Und plötzlich dachte ich: Nein! Das ist meine Entscheidung, sie haben mich damit beauftragt, jeweils einen Weg vorzuschlagen – und erwarten auch zugleich, dass ich diese Vorarbeit leiste. Sie wollen vermutlich überhaupt keine zehn Varianten zu einem Slogan, die sie dann diskutieren müssen. Sie wollen einen starken Vorschlag pro Variante. An dem wir dann immer noch Kleinigkeiten ändern können.
Das war für mich ein regelrechtes Aha-Erlebnis. Plötzlich war mir klar: Es gibt die Rolle des Vorentscheiders, der es den Anderen leichter macht, ihre Wahl zu treffen.
So hatte ich das noch nie betrachtet, vermutlich, weil ich nie an dieser Stelle des Prozesses eingebunden war. Wenn ich einen Text schreibe, treffe ich zwar natürlich auch Entscheidungen, aber meist fühlt es sich für mich so an, als sei die Art, wie der Text dann am Ende gestrickt ist, ohnehin die einzige Möglichkeit gewesen. Da laufen zu viele Entscheidungsprozesse im Verborgenen ab, weil ich diesen Beruf einfach schon so lange mache. Aber zurückgeworfen auf den Anfang, konfrontiert mit einer Aufgabe, die ich nicht oft erfülle, erkannte ich das plötzlich.
Dieses Vorentscheiden ist so ein bisschen wie bei einer politischen Wahl, bei der eben auch nicht alle ins Rennen geschickt werden, die Lust auf eine Kadidatur haben – sondern die Partei entscheidet im Vorfeld, auf wen sie setzen will, und bietet diesen Kandidaten dann an.

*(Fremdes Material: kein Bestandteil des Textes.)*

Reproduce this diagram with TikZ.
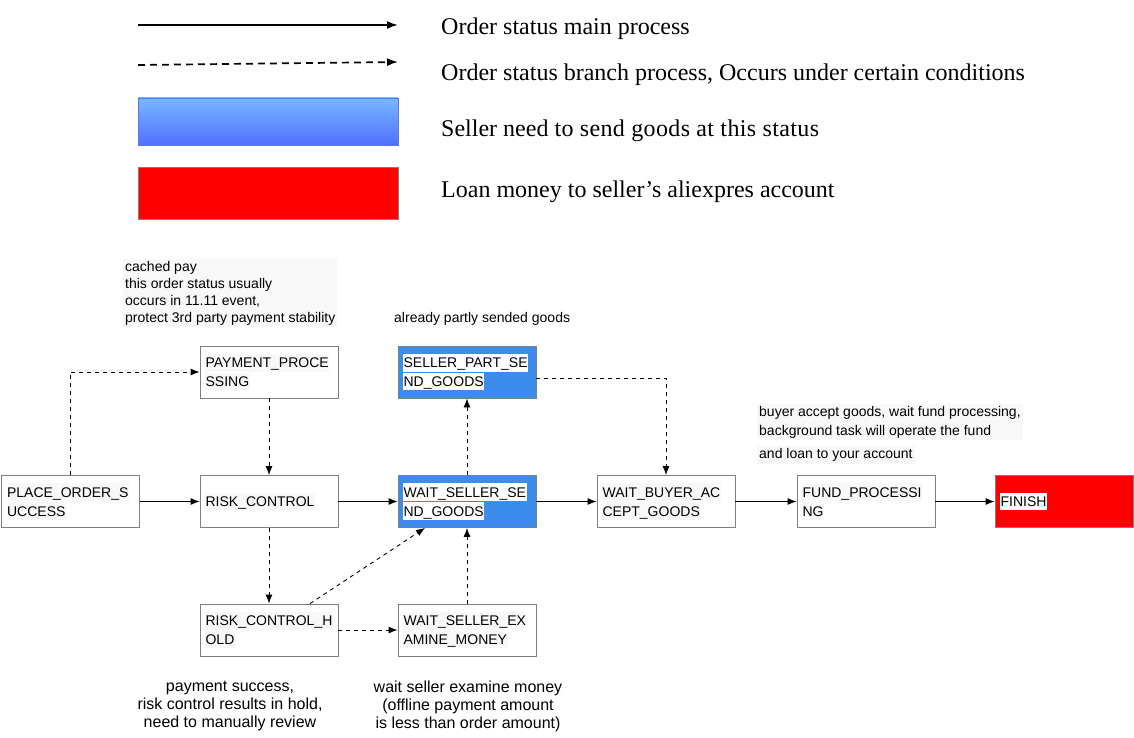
\documentclass[tikz,border=0pt]{standalone}
\usepackage{fontspec}
\setmainfont{Liberation Serif}
\setsansfont{Liberation Sans}
\newfontfamily\wideserif[LetterSpace=1.5]{Liberation Serif}
\usetikzlibrary{arrows.meta}
\definecolor{sendblue}{HTML}{3C8CEB}
\definecolor{boxgray}{HTML}{808080}
\definecolor{notegray}{HTML}{F8F8F8}
\definecolor{legtop}{HTML}{77B8FF}
\definecolor{legbottom}{HTML}{5070FF}
\definecolor{legborder}{HTML}{5A78F0}
\setlength{\fboxsep}{0.6pt}
\newcommand{\hl}[2][notegray]{\colorbox{#1}{\rule[-3pt]{0pt}{16.4pt}#2}}
\tikzset{
	statebox/.style={draw=boxgray, line width=0.9pt, minimum width=138pt, minimum height=52pt,
		text width=128pt, inner xsep=5pt, inner ysep=0pt, align=left,
		font=\sffamily\fontsize{14}{17}\selectfont},
	sendbox/.style={statebox, fill=sendblue},
	notetext/.style={inner sep=2pt, align=left, font=\sffamily\fontsize{14}{17}\selectfont},
	reviewtext/.style={inner sep=2pt, align=center, font=\sffamily\fontsize{16}{18}\selectfont},
	legtext/.style={anchor=west, inner sep=0pt, font=\fontsize{24}{28}\selectfont},
	mainflow/.style={-{Latex[length=9pt,width=7pt]}, line width=0.9pt},
	branchflow/.style={mainflow, dash pattern=on 4pt off 4pt},
}
\begin{document}
\begin{tikzpicture}[x=1pt, y=-1pt]
	%%%%% START %%%%%
	\useasboundingbox (0,0) rectangle (1134,738);
	
	% legend
	\coordinate (mainA) at (138,25);
	\coordinate (mainB) at (398,25);
	\draw[mainflow, line width=1.7pt, -{Latex[length=11pt,width=8pt]}] (mainA) -- (mainB);
	\coordinate (branchA) at (138,65);
	\coordinate (branchB) at (398,62);
	\draw[mainflow, line width=1.7pt, dash pattern=on 7pt off 5pt, -{Latex[length=11pt,width=8pt]}] (branchA) -- (branchB);
	\shade[top color=legtop, bottom color=legbottom, draw=legborder] (138,98) rectangle (398,145);
	\draw[fill=red, draw=boxgray] (138,167) rectangle (398,219);
	
	\node[legtext] (legmain) at (441,29) {Order status main process};
	\node[legtext] (legbranch) at (441,75) {Order status branch process, Occurs under certain conditions};
	\node[legtext] (legsend) at (441,131) {Seller need {\wideserif to send goods at this status}};
	\node[legtext] (legloan) at (441,192) {Loan money to seller’s aliexpres account};
	
	% states
	\node[statebox] (place) at (70.5,501.5) {\hl{PLACE\_ORDER\_S}\\\hl{UCCESS}};
	\node[statebox] (risk) at (269,501.5) {\hl{RISK\_CONTROL}};
	\node[statebox] (payment) at (269,372) {\hl{PAYMENT\_PROCE}\\\hl{SSING}};
	\node[sendbox] (waitsend) at (467,501.5) {\hl[white]{WAIT\_SELLER\_SE}\\\hl[white]{ND\_GOODS}};
	\node[sendbox] (partsend) at (467,372) {\hl[white]{SELLER\_PART\_SE}\\\hl[white]{ND\_GOODS}};
	\node[statebox] (buyer) at (666,501.5) {\hl{WAIT\_BUYER\_AC}\\\hl{CEPT\_GOODS}};
	\node[statebox] (fund) at (866,501.5) {\hl{FUND\_PROCESSI}\\\hl{NG}};
	\node[statebox, fill=red] (finish) at (1064,501.5) {\hl[white]{FINISH}};
	\node[statebox] (hold) at (269,630) {\hl{RISK\_CONTROL\_H}\\\hl{OLD}};
	\node[statebox] (examine) at (467,630) {\hl{WAIT\_SELLER\_EX}\\\hl{AMINE\_MONEY}};
	
	% notes
	\node[notetext, fill=notegray, anchor=west] (cachednote) at (123,293) {cached pay\\this order status usually\\occurs in 11.11 event,\\protect 3rd party payment stability};
	\node[notetext, anchor=west] (partnote) at (392,319) {already partly sended goods};
	\node[notetext, fill=notegray, anchor=west, font=\sffamily\fontsize{14}{19}\selectfont] (fundnote) at (757,422) {buyer accept goods, wait fund processing,\\background task will operate the fund};
	\node[notetext, fill=notegray, anchor=west] (loannote) at (757,455) {and loan to your account};
	\node[reviewtext] (holdnote) at (230,706) {payment success,\\risk control results in hold,\\need to manually review};
	\node[reviewtext] (examinenote) at (468,706) {wait seller examine money\\(offline payment amount\\is less than order amount)};
	
	% main process
	\draw[mainflow] (place) -- (risk);
	\draw[mainflow] (risk) -- (waitsend);
	\draw[mainflow] (waitsend) -- (buyer);
	\draw[mainflow] (buyer) -- (fund);
	\draw[mainflow] (fund) -- (finish);
	
	% branch process
	\draw[branchflow] (place.north) |- (payment.west);
	\draw[branchflow] (payment) -- (risk);
	\draw[branchflow] (waitsend) -- (partsend);
	\draw[branchflow] ([yshift=-6pt]partsend.east) -| (buyer.north);
	\draw[branchflow] (risk) -- (hold);
	\draw[branchflow] ([xshift=41pt]hold.north) -- ([xshift=-42pt]waitsend.south);
	\draw[branchflow] (hold) -- (examine);
	\draw[branchflow] (examine) -- (waitsend);
	
	%%%%% END %%%%%
\end{tikzpicture}
\end{document}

Warum wird das so gemacht? Weil die Wahl schwieriger wird, je mehr Menschen antreten. Außerdem bekommen die einzelnen Kandidaten weniger Stimmen, je mehr von ihnen zur Wahl stehen. Ein unklares Ergebnis führt zu einer Stichwahl, und das nervt. Um ein möglichst klares Ergebnis zu erzielen, muss es also eine überschaubarere Anzahl von Optionen geben.
Das bedeutet auch für die Entscheidungen im Leben: Man muss eine Vorauswahl treffen, damit das Votum am Ende klar ausfällt. Betrachtet man alle Möglichkeiten gleichrangig, verwässert das den Entscheidungsprozess, die Profile der einzelnen Optionen sind nicht mehr aussagekräftig genug und die Entscheidung fällt zu schwer.

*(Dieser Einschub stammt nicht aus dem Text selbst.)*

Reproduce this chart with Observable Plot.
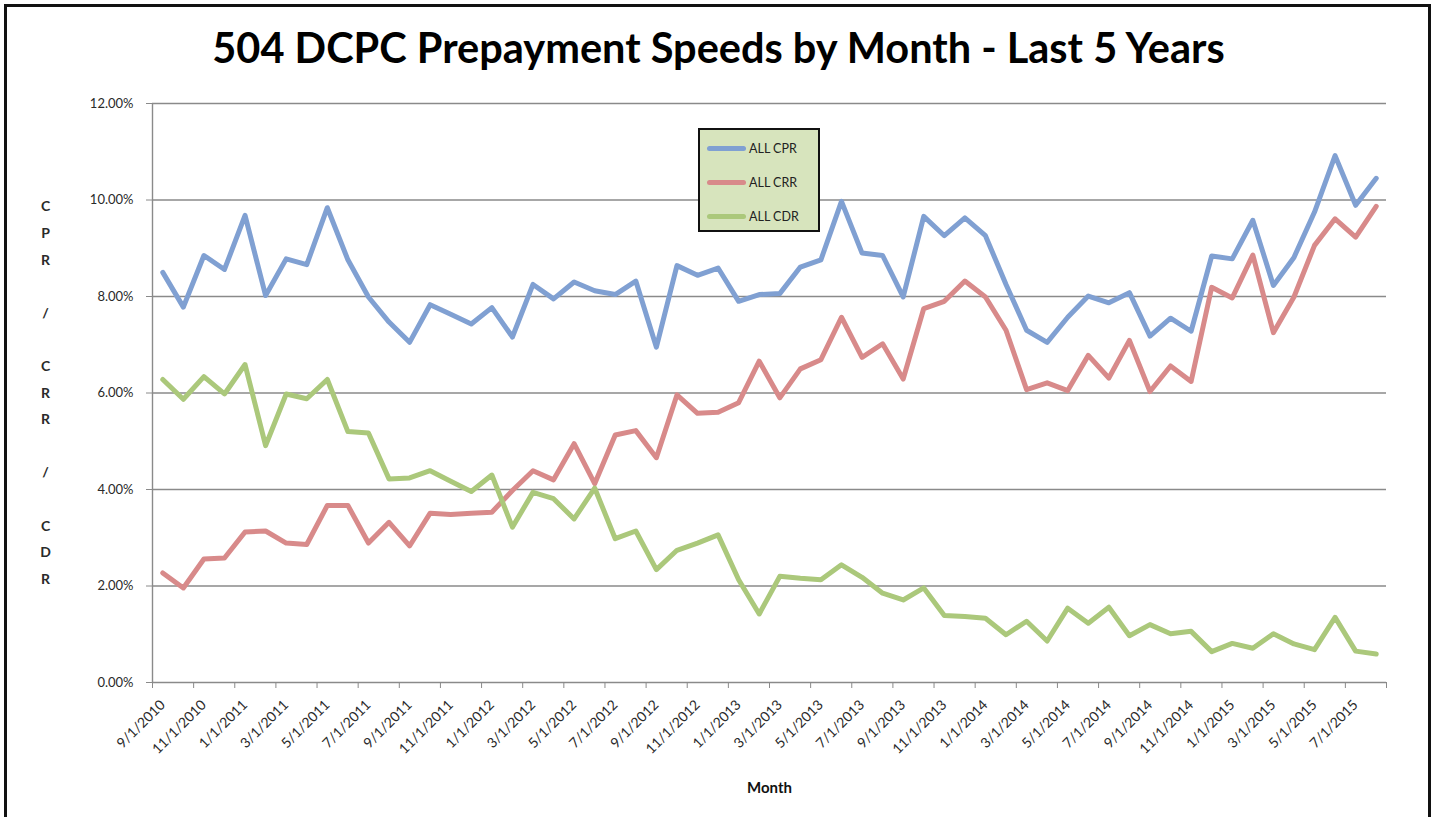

Ich werde versuchen, in meine persönlichen Entscheidungsprozesse eine Vorstufe einzubauen und mein eigener Vorentscheider zu sein. Zum Beispiel bei der Frage meiner Frisur. Es ist bislang unmöglich für mich, da nur einen Weg zu gehen. Lang oder kurz, hellblond oder lila, oder doch lange Dreadlock-Extensions (hatte ich schon, ein Foto für Neugierige gibt es hier)? Alles ist möglich – und alles ist gleichrangig. Derart entscheidungsschwach schlingere ich durch mein Frisurenleben, habe früher oft spontan regelrechte Komplettveränderungen durchgezogen, die ich dann schnell bereut habe, und werde traditionell von Freunden und Familie belächelt dafür, dass ich auf jedem Weihnachtsfoto anders aussehe.
Die Unfähigkeit, sich bewusst zu entscheiden und dabei zu bleiben, liegt in den unzähligen Kombinationsvarianten.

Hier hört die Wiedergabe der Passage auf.